# WHAT IS ASKED:
Check each line of the listing for the word "Clone" and report how many lines contain it, giving nothing but the number.

# PROVIDED DATA:

**********

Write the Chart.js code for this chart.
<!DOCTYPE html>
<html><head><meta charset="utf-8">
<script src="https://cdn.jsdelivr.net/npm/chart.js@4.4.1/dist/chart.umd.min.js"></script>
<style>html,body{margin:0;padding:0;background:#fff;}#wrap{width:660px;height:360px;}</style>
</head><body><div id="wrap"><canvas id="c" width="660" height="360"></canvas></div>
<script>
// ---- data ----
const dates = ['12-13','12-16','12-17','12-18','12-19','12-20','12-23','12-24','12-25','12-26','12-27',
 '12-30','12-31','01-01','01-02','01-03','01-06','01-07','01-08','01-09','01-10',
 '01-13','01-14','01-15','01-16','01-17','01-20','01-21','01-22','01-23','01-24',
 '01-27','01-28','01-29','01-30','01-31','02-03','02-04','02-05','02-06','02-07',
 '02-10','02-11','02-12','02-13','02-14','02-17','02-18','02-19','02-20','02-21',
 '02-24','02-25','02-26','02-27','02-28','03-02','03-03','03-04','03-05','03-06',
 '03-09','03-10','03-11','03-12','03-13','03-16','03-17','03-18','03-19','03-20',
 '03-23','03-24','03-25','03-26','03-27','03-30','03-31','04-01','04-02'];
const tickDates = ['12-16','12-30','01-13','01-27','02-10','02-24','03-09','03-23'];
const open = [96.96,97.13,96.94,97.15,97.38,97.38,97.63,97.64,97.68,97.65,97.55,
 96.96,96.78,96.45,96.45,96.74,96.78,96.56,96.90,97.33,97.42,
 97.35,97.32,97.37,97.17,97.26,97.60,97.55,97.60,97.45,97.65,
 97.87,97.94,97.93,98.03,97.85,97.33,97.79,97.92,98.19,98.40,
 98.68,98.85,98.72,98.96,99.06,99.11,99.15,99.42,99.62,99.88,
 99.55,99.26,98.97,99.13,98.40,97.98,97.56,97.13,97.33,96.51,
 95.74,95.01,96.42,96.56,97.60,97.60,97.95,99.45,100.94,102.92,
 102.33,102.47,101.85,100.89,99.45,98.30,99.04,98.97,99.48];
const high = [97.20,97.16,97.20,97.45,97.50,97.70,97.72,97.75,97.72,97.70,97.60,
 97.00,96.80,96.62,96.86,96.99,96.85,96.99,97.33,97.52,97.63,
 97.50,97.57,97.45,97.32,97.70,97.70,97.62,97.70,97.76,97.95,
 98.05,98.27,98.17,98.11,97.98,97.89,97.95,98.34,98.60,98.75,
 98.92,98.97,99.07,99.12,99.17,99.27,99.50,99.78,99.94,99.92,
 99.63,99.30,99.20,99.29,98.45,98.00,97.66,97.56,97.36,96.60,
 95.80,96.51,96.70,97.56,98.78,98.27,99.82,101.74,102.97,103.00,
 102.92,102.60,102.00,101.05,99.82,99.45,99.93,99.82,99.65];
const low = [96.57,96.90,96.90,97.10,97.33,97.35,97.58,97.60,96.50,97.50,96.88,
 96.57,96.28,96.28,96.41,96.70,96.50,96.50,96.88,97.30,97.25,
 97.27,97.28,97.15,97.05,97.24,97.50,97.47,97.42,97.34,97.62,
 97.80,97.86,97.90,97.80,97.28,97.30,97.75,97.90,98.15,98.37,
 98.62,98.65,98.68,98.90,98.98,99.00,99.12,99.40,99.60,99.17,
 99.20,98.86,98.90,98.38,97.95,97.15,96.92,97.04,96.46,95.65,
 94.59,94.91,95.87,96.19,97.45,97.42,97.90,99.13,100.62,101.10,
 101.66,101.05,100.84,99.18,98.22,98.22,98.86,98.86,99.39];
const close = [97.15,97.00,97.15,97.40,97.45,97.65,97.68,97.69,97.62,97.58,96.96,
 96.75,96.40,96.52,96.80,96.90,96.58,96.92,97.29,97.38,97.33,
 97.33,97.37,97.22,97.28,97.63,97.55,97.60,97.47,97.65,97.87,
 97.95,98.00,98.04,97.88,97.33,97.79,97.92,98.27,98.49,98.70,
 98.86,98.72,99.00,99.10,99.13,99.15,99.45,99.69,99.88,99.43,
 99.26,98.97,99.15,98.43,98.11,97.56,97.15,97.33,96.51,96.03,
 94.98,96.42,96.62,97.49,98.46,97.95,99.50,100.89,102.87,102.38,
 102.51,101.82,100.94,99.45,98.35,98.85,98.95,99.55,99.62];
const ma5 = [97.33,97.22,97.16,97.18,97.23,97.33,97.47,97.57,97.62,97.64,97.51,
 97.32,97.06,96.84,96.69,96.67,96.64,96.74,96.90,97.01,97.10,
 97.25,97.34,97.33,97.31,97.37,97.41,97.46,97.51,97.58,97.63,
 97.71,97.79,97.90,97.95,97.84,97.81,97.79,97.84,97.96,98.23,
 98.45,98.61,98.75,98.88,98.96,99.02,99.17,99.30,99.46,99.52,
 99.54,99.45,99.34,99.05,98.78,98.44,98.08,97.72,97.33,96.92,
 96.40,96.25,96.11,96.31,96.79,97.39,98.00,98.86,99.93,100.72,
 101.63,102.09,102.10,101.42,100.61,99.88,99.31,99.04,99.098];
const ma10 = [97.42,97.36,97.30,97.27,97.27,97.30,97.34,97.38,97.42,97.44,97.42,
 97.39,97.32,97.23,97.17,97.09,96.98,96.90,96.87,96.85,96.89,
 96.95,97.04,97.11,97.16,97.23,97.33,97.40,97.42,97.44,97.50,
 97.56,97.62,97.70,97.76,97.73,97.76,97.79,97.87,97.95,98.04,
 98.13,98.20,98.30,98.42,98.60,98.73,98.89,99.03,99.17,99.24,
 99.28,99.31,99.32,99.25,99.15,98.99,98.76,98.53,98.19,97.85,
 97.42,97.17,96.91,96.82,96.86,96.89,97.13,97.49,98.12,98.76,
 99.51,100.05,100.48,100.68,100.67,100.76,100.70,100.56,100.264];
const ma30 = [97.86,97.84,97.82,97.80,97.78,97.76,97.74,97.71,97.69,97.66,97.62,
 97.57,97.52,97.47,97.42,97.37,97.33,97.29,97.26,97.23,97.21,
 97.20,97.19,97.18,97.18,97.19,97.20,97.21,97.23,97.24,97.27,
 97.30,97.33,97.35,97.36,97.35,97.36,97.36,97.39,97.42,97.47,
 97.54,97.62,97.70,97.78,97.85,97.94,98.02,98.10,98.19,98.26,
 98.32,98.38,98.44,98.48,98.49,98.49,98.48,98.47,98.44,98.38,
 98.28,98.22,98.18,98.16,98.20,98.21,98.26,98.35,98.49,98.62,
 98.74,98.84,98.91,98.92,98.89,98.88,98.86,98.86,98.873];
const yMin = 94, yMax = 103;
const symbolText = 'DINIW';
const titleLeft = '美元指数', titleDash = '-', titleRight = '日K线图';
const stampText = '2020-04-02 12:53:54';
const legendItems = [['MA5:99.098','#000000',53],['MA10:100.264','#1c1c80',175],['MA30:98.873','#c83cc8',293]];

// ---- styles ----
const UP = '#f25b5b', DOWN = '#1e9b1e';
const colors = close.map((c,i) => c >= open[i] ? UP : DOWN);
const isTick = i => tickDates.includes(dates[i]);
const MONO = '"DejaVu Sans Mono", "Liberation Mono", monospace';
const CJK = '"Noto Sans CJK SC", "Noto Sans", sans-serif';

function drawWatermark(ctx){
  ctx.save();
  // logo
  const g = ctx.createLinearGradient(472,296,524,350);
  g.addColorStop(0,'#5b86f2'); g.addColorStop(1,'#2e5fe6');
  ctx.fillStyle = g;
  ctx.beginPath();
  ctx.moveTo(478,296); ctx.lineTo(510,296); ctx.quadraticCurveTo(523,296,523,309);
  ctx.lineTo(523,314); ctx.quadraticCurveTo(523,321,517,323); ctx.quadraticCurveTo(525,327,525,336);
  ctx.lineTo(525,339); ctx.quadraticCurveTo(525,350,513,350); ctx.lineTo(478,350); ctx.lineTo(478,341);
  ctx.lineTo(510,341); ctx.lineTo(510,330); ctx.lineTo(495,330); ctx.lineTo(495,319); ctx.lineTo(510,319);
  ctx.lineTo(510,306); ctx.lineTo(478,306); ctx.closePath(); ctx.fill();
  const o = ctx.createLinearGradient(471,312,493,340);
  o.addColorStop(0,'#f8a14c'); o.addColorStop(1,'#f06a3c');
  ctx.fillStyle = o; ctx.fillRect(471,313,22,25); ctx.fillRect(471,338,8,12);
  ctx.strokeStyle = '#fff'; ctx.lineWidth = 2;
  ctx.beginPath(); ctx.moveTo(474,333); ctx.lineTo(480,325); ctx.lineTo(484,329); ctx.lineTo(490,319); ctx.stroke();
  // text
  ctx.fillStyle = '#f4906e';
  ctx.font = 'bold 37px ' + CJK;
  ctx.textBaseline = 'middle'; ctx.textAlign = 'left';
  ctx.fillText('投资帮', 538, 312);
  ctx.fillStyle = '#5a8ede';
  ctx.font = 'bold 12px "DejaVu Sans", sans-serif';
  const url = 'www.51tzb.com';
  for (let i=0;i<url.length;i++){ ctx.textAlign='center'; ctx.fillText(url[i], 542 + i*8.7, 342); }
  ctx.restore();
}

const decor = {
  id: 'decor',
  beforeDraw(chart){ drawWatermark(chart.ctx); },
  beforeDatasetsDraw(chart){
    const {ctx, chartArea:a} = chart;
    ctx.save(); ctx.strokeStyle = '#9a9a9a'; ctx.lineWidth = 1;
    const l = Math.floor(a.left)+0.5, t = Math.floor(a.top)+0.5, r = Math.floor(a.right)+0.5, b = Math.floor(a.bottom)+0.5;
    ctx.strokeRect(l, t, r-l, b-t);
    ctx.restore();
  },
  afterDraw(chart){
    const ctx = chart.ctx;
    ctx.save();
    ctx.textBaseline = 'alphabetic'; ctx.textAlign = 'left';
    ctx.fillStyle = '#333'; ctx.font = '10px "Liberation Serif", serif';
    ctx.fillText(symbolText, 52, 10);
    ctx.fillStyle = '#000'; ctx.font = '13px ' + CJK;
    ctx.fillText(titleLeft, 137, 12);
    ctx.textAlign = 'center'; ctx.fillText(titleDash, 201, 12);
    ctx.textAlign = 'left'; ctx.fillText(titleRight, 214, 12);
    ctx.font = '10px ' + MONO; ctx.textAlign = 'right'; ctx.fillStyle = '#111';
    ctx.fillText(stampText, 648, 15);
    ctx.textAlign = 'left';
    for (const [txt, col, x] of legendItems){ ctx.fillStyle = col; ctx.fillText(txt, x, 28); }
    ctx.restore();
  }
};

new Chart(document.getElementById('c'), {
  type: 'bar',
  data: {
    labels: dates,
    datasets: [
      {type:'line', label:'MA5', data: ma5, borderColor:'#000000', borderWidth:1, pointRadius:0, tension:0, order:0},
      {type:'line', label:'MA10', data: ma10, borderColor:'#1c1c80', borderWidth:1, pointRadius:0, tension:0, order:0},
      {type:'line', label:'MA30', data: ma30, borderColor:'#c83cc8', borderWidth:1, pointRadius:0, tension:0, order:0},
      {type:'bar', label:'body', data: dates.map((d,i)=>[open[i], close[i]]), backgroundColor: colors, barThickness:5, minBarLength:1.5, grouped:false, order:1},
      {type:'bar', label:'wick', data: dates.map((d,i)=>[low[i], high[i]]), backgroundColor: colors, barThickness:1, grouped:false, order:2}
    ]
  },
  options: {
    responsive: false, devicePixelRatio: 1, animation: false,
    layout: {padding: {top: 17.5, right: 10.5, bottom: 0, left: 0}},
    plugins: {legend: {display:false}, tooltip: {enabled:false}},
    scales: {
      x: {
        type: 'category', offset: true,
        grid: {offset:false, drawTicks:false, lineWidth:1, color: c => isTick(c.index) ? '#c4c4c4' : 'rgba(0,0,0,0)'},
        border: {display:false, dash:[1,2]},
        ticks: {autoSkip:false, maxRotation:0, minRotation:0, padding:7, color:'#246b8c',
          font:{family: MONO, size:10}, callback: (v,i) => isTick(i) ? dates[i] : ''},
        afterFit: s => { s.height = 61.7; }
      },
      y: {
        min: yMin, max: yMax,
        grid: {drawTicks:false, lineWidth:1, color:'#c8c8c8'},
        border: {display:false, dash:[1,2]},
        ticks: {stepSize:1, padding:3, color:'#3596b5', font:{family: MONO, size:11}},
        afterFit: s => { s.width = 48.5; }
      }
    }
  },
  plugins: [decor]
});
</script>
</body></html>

**********

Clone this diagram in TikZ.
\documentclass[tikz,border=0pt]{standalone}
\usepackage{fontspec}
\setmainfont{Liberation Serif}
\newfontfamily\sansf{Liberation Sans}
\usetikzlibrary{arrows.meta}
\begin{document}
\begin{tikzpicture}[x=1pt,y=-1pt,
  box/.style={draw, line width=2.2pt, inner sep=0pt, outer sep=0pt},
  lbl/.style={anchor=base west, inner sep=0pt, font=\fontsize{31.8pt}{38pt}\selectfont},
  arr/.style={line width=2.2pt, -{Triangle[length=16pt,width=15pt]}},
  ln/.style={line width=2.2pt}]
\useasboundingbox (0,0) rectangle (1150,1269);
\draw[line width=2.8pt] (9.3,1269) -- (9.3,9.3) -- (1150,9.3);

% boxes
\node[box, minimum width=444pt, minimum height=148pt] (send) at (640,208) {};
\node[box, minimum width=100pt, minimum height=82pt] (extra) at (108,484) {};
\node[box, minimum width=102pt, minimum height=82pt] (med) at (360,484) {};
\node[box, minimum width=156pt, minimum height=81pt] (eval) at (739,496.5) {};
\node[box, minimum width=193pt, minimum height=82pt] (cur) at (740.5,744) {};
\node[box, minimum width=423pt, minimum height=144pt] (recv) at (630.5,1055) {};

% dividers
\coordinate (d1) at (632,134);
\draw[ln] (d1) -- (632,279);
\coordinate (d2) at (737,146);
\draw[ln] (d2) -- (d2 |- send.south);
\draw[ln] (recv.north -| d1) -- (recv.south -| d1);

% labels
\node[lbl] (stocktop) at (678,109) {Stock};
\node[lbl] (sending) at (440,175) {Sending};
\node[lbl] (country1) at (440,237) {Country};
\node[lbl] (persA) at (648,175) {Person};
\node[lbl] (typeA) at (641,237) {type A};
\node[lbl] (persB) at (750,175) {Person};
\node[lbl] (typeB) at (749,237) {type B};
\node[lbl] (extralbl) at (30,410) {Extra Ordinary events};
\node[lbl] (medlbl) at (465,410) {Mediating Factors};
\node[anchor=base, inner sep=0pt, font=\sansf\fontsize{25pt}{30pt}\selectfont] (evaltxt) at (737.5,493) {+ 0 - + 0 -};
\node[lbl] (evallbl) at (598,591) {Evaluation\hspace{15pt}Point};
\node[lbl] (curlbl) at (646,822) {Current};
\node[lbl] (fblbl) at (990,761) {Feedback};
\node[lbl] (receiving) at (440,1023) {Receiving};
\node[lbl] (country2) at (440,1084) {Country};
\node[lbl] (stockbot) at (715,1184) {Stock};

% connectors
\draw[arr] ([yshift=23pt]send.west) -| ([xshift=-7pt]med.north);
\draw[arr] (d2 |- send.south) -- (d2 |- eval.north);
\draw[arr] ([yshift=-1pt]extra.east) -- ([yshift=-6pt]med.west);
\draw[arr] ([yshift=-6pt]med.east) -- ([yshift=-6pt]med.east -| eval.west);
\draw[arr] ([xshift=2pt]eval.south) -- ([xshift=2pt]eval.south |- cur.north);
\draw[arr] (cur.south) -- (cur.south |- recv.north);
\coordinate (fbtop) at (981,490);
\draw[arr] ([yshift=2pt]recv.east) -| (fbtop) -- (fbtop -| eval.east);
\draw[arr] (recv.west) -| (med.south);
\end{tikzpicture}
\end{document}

**********

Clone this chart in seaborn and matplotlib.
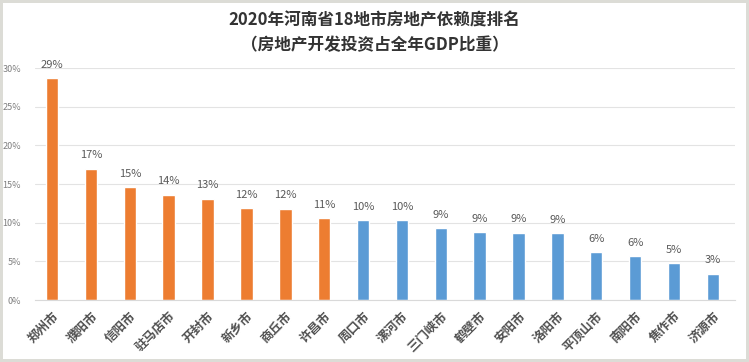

**********

# SOLUTION FOR THIS PROBLEM:
2